Çatışmalar, ekonomik şoklar, iklim krizi ve yüksek gübre fiyatları gibi bir dizi faktör, olağanüstü bir gıda krizini tetiklemiş durumda. Buna karşılık, şu anda 783 milyon insan kronik açlıkla mücadele ediyor. BM Dünya Gıda Programı (WFP) ise önceki yıllara kıyasla önemli ölçüde düşen finansman sorunuyla başa çıkmaya çalışırken, bu durum bize insani yardım dünyası için yeni ve daha zorlu bir mali manzarayı işaret ediyor.

Bu zorluklar korkutucu görülebilirken, WFP en çok ihtiyaç duyanları beslemeye devam ediyor; 2023 yılında dünyanın en savunmasız 175 milyon insanına yardım ettik. Bunu, 78 ülkede gıda ve nakit desteği sağlayarak yaptık. Dünyadaki açlığa çözümler bulunabileceğine inanıyoruz, ancak mevcut finansman krizi, WFP'nin gerekli önlemleri gereken ölçekte almasını engelliyor. Bu işin içinden çıkamamak, felaketle eş değer sonuçlara gebe. Aç insanlara daha az gıda sağlamak, tek bir sonuç doğurur: daha fazla açlık.

WFP, Türkiye’de 1.6 milyon kişiye ulaştı

Depremlerin yarattığı kayıplar, insan ekosistemi üzerinde çok ciddi bir yıkım yarattı. Kritik endüstrilerin iş sürekliliğini ciddi şekilde bozarak, özellikle küçük ve orta ölçekli işletmeleri etkileyerek işgücü ve varlık kayıplarına sebep oldu. Tedarik zincirleri bozuldu ve hem perakende hem de toptan pazarlardaki toplam talep azaldı, bu da 103 milyar dolarlık bir hasara yol açtı.
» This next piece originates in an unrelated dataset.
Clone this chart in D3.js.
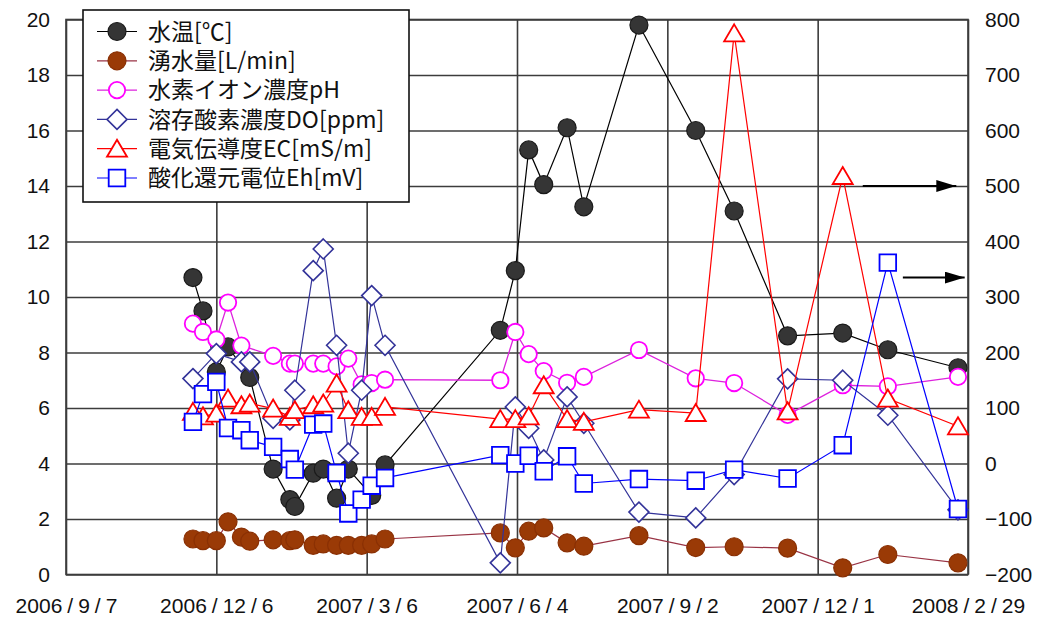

Olayın hemen ardından, Birleşmiş Milletler Türkiye deprem bölgelerine hızla müdahale etti. WFP de acil operasyon kapsamında, bağışçılarının desteğiyle yaratılan 80 milyon dolarlık kaynak ile, üç ay boyunca sıcak yemek, mobil mutfak, hazır gıda, gıda kolisi ve nakit desteği ile 1.6 milyon insana destek sundu. Bu süreçte Türk Kızılay KIZILAYKART, Uluslararası Kızıl Haç ve Kızılay Cemiyetleri Federasyonu (IFRC), Metro Türkiye, yerel STK'lar ve yerel belediyeler gibi kritik ortaklıklar çok önemli rol oynadı.

Bugün, deprem bölgesinin ihtiyaçları devam ediyor. WFP olarak acil operasyon sürecinden, iyileşme dönemine geçerken odak noktamız, deprem bölgelerinde yeniden yapılanma sağlayan iyileşme odaklı projeler ve acil durum hazırlığı programlarında olacak. Çeşitli ortaklarla iş birliği yaparak depremlerden etkilenen çiftçilere ve KOBİ'lere yönelik yerel kalkınmayı desteklemeyi, iş kaynaklarını artırmayı ve depremden etkilenen bölgelerde işlevsel pazarlar kurulmasını sağlamayı hedefliyoruz. 2024'teki yeni zorluklar arasında, etkimizi artırmak için özellikle özel sektörle yeni ortaklıklar keşfetme ve yenilik yapma zamanının da geldiğini düşünüyoruz.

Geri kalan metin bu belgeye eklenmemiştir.